2022-06-27 11:55 PM
I am now dealing with the work of I2C. As a device, I connect an Eeprom AT24 chip. There are 10K Ohm pull-up resistors. There are no other devices on the bus and nothing else is connected to the boards. Transmission rate 400 kHz.
When I connect Eeprom to the ST Nucleo stm32l031 demo board, I see a completely normal waveform.
When I connect ST Nucleo STM32L4R5 to the demo board, I see very slowly rising leading edges of the signals.
The GPIO and I2C settings are the same on both boards.
Changing the value of the pull-up resistors changes the waveform very little.

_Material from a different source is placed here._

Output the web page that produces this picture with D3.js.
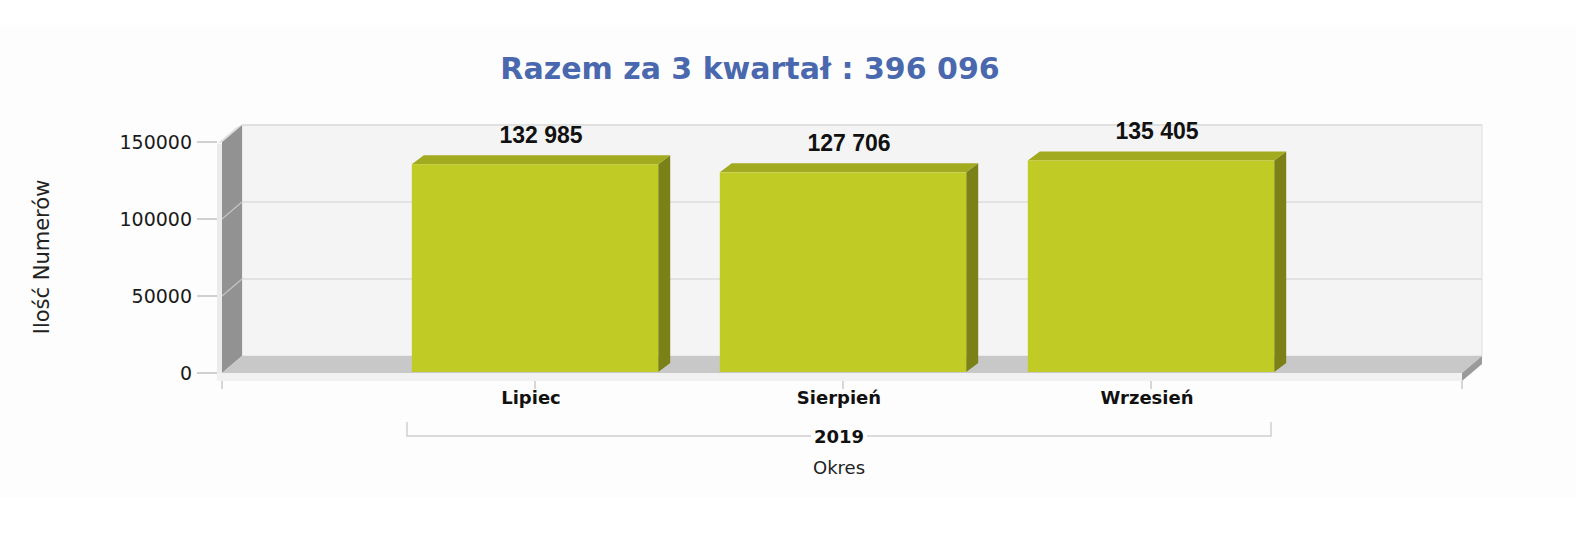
<!DOCTYPE html>
<html>
<head>
<meta charset="utf-8">
<script src="https://cdn.jsdelivr.net/npm/d3@7"></script>
<style>
  body { margin: 0; background: #ffffff; }
  svg { display: block; }
</style>
</head>
<body>
<svg id="chart" width="1576" height="560"></svg>
<script>
var months = ["Lipiec", "Sierpień", "Wrzesień"];
var values = [132985, 127706, 135405];
var yTicks = [0, 50000, 100000, 150000];
var year = "2019";
var title = "Razem za 3 kwartał : 396 096";

var svg = d3.select("#chart");

// front plane of the 3D box
var plotL = 222, plotR = 1462, plotB = 373, plotT = 142;
var depthX = 20, depthY = -17;       // wall depth
var barDX = 12, barDY = -9;          // bar depth
var barLift = 4;

var x = d3.scalePoint().domain(months).range([plotL + 5, plotR - 3]).padding(1);
var y = d3.scaleLinear().domain([0, 150000]).range([plotB, plotT]);
var barW = x.step() * 0.8;

var fmt = function(v) { return d3.format(",")(v).replace(/,/g, " "); };
var pts = function(p) { return p.map(function(q) { return q.join(","); }).join(" "); };

function poly(p, fill) {
    return svg.append("polygon").attr("points", pts(p)).attr("fill", fill);
}

// faint chart background
svg.append("rect").attr("x", 0).attr("y", 25).attr("width", 1576).attr("height", 473)
    .attr("fill", "#fdfdfd");

// back wall
svg.append("rect")
    .attr("x", plotL + depthX).attr("y", plotT + depthY)
    .attr("width", plotR - plotL).attr("height", plotB - plotT)
    .attr("fill", "#f4f4f4").attr("stroke", "#e0e0e0");

// grid on back wall
yTicks.slice(1).forEach(function(t) {
    svg.append("line")
        .attr("x1", plotL + depthX).attr("x2", plotR + depthX)
        .attr("y1", y(t) + depthY).attr("y2", y(t) + depthY)
        .attr("stroke", "#dcdcdc").attr("stroke-width", 1.5);
});

// left wall
poly([[plotL, plotT], [plotL + depthX, plotT + depthY], [plotL + depthX, plotB + depthY], [plotL, plotB]], "#929292");
yTicks.slice(1, 3).forEach(function(t) {
    svg.append("line")
        .attr("x1", plotL).attr("y1", y(t))
        .attr("x2", plotL + depthX).attr("y2", y(t) + depthY)
        .attr("stroke", "#c4c4c4").attr("stroke-width", 1.2);
});
// wall thickness
poly([[plotL - 5, plotT + 2], [plotL - 5 + depthX, plotT + depthY + 2], [plotL + depthX, plotT + depthY], [plotL, plotT]], "#dcdcdc");
svg.append("rect").attr("x", plotL - 5).attr("y", plotT + 2).attr("width", 5).attr("height", plotB - plotT + 6)
    .attr("fill", "#ebebeb");

// floor
poly([[plotL, plotB], [plotL + depthX, plotB + depthY], [plotR + depthX, plotB + depthY], [plotR, plotB]], "#c8c8c8");
svg.append("rect").attr("x", plotL - 5).attr("y", plotB).attr("width", plotR - plotL + 5).attr("height", 8)
    .attr("fill", "#f1f1f1");
poly([[plotR, plotB], [plotR + depthX, plotB + depthY], [plotR + depthX, plotB + depthY + 8], [plotR, plotB + 8]], "#9a9a9a");

// y axis ticks and labels
yTicks.forEach(function(t) {
    svg.append("line")
        .attr("x1", 197).attr("x2", plotL - 5)
        .attr("y1", y(t)).attr("y2", y(t))
        .attr("stroke", "#c0c0c0").attr("stroke-width", 1.5);
    svg.append("text")
        .attr("x", 192).attr("y", y(t) + 7)
        .attr("text-anchor", "end")
        .attr("font-family", "DejaVu Sans").attr("font-size", 19)
        .attr("fill", "#1a1a1a")
        .text(t);
});

// category ticks
[plotL, plotR].concat(months.map(function(m) { return x(m); })).forEach(function(cx) {
    svg.append("line")
        .attr("x1", cx).attr("x2", cx)
        .attr("y1", plotB + 8).attr("y2", plotB + 16)
        .attr("stroke", "#c8c8c8").attr("stroke-width", 1.5);
});

// bars
var bars = svg.append("g").selectAll("g")
    .data(values)
    .enter().append("g");

bars.each(function(v, i) {
    var g = d3.select(this);
    var x0 = x(months[i]) - barW / 2, x1 = x0 + barW;
    var yt = y(v) - barLift, yb = plotB - 1;
    g.append("polygon")
        .attr("points", pts([[x1, yt], [x1 + barDX, yt + barDY], [x1 + barDX, yb + barDY], [x1, yb]]))
        .attr("fill", "#7b8117");
    g.append("polygon")
        .attr("points", pts([[x0, yt], [x0 + barDX, yt + barDY], [x1 + barDX, yt + barDY], [x1, yt]]))
        .attr("fill", "#a2aa20");
    g.append("rect")
        .attr("x", x0).attr("y", yt)
        .attr("width", barW).attr("height", yb - yt)
        .attr("fill", "#c0cc25");
    g.append("text")
        .attr("x", x(months[i]) + barDX / 2).attr("y", yt + barDY - 12)
        .attr("text-anchor", "middle")
        .attr("font-family", "Liberation Sans Narrow, Liberation Sans, Arial")
        .attr("font-weight", "bold").attr("font-size", 23)
        .attr("fill", "#111")
        .text(fmt(v));
});

// category labels
months.forEach(function(m) {
    svg.append("text")
        .attr("x", x(m) - 4).attr("y", 404)
        .attr("text-anchor", "middle")
        .attr("font-family", "DejaVu Sans").attr("font-weight", "bold").attr("font-size", 18)
        .attr("fill", "#111")
        .text(m);
});

// year bracket
var bx0 = x(months[0]) - 128, bx1 = x(months[2]) + 120, by = 436;
svg.append("path")
    .attr("d", "M" + bx0 + "," + (by - 14) + "V" + by + "H" + bx1 + "V" + (by - 14))
    .attr("fill", "none").attr("stroke", "#cfcfcf").attr("stroke-width", 1.5);
var mask = svg.append("rect").attr("fill", "#fdfdfd");
var yr = svg.append("text")
    .attr("x", (bx0 + bx1) / 2).attr("y", by + 7)
    .attr("text-anchor", "middle")
    .attr("font-family", "DejaVu Sans").attr("font-weight", "bold").attr("font-size", 18)
    .attr("fill", "#111")
    .text(year);
var bb = yr.node().getBBox();
mask.attr("x", bb.x - 3).attr("y", by - 3).attr("width", bb.width + 6).attr("height", 6);

// axis titles
svg.append("text")
    .attr("x", (bx0 + bx1) / 2).attr("y", 474)
    .attr("text-anchor", "middle")
    .attr("font-family", "DejaVu Sans").attr("font-size", 18)
    .attr("fill", "#222")
    .text("Okres");

svg.append("text")
    .attr("transform", "translate(49,257) rotate(-90)")
    .attr("text-anchor", "middle")
    .attr("font-family", "DejaVu Sans").attr("font-size", 21)
    .attr("fill", "#222")
    .text("Ilość Numerów");

svg.append("text")
    .attr("x", 750).attr("y", 79)
    .attr("text-anchor", "middle")
    .attr("font-family", "DejaVu Sans").attr("font-weight", "bold").attr("font-size", 30)
    .attr("fill", "#4a68ad")
    .text(title);
</script>
</body>
</html>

What could be the difference in the operation of I2C on these two microcontrollers?
2022-06-28 12:50 AM
It seems, on the second oscilogram, that signal voltage is nearly 4V. Are pullup and memory chip connect to correct power tree?
2022-06-28 12:58 AM
Is it software or hardware selectable?
2022-06-28 01:38 AM
It is hardware selectable. It must be the same voltage as CPU has. And, I would use 3k3 pullup rezistors fo 3.3V.
2022-06-28 01:50 AM
surely, you can use this to capture a screenshot?
This will give a much clearer result than a photograph...
2022-06-28 06:22 AM
So it depends on the STM board.
Check what else is connected on both boards to the I2C pins going external.
There are many options on the Nucleo boards, with loooong signal lines and many solder bridges.
I was actually quite surprised that and how some high frequency signals are routed all over the board...
If that doesn't help, get the layout files and compare the routing.